▸ **Exercise task**: Go through the material below and copy all lines with "this".

▸ **Data for the task**:

^^^^

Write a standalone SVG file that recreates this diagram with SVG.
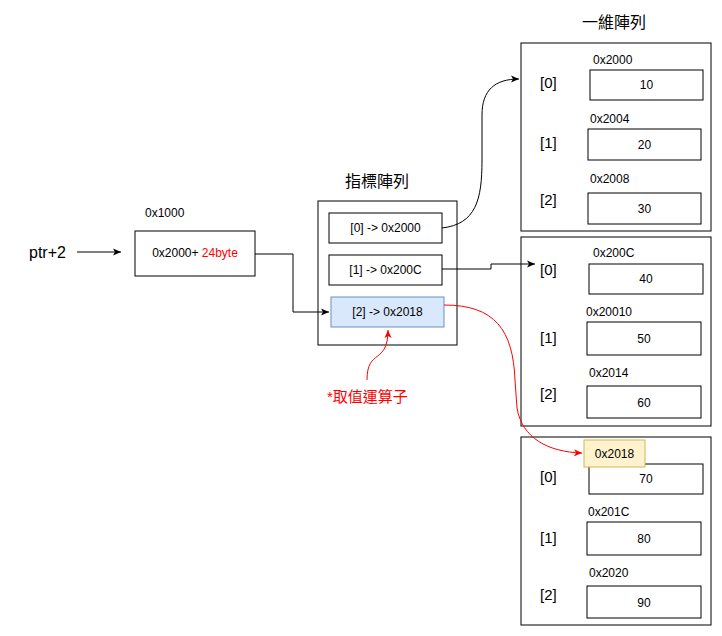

^^^^

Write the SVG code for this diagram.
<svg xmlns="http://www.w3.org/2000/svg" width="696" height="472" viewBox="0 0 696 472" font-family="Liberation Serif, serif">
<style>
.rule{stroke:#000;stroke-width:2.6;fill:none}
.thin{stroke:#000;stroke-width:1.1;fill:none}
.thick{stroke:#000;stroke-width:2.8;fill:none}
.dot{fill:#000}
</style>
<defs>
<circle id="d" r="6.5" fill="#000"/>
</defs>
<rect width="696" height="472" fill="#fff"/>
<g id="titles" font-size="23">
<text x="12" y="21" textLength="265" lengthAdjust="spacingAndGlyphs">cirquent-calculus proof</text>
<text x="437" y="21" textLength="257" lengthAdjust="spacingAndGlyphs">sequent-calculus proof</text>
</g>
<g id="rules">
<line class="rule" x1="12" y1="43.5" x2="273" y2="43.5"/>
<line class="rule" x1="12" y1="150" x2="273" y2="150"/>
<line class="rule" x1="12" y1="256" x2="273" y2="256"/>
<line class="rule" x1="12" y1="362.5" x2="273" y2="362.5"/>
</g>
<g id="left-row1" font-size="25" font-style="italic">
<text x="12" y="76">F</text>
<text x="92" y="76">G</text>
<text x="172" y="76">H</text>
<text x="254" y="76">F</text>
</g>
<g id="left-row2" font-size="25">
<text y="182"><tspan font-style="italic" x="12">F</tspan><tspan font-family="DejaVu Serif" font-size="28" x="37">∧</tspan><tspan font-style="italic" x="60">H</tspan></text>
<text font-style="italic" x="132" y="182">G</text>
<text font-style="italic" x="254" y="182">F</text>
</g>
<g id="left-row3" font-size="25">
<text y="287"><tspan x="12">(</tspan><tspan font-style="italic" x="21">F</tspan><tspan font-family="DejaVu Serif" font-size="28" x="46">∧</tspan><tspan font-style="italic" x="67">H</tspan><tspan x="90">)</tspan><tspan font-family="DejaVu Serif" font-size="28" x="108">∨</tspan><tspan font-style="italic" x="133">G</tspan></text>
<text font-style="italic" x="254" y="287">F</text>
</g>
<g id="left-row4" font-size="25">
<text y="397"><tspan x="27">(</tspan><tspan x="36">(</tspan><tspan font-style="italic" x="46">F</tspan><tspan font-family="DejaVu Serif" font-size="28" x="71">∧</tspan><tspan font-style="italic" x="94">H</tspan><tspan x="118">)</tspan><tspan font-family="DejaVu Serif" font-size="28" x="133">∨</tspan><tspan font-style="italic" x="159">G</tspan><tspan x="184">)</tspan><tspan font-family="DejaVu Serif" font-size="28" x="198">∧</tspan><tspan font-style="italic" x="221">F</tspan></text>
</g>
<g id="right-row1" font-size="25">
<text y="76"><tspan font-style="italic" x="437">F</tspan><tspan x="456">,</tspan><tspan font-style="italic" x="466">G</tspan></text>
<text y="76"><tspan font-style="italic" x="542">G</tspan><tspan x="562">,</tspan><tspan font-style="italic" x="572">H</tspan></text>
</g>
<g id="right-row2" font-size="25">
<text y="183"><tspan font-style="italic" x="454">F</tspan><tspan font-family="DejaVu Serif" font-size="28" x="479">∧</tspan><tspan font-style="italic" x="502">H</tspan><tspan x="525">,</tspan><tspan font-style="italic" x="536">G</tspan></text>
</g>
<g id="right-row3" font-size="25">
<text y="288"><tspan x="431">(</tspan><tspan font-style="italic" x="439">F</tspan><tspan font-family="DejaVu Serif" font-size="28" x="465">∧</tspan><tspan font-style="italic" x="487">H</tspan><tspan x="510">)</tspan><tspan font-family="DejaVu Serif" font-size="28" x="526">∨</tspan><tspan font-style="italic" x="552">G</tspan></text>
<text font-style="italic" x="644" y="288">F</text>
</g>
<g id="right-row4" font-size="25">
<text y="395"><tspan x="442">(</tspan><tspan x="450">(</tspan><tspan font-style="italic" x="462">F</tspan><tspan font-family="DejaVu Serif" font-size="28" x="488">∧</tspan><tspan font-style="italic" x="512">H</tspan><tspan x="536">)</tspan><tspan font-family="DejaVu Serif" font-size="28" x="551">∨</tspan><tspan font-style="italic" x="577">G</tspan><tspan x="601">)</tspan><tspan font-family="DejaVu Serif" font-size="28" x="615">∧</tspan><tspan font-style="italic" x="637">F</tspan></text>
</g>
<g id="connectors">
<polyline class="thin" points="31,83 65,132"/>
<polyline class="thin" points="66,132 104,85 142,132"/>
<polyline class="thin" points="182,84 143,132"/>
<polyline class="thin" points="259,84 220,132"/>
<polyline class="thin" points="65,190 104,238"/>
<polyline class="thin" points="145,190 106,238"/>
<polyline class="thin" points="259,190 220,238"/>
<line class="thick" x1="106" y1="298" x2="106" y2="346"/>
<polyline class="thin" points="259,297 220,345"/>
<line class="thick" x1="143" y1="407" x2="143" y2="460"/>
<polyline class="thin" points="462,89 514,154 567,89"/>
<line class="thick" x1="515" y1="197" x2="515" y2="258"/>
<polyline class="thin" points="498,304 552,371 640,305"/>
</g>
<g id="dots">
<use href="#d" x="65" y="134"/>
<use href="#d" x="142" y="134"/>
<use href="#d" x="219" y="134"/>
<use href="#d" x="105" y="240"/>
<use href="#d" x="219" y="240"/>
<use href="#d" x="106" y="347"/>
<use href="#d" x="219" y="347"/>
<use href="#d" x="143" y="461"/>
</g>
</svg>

^^^^

▸ **Task output**:
Write a standalone SVG file that recreates this diagram with SVG.
Write the SVG code for this diagram.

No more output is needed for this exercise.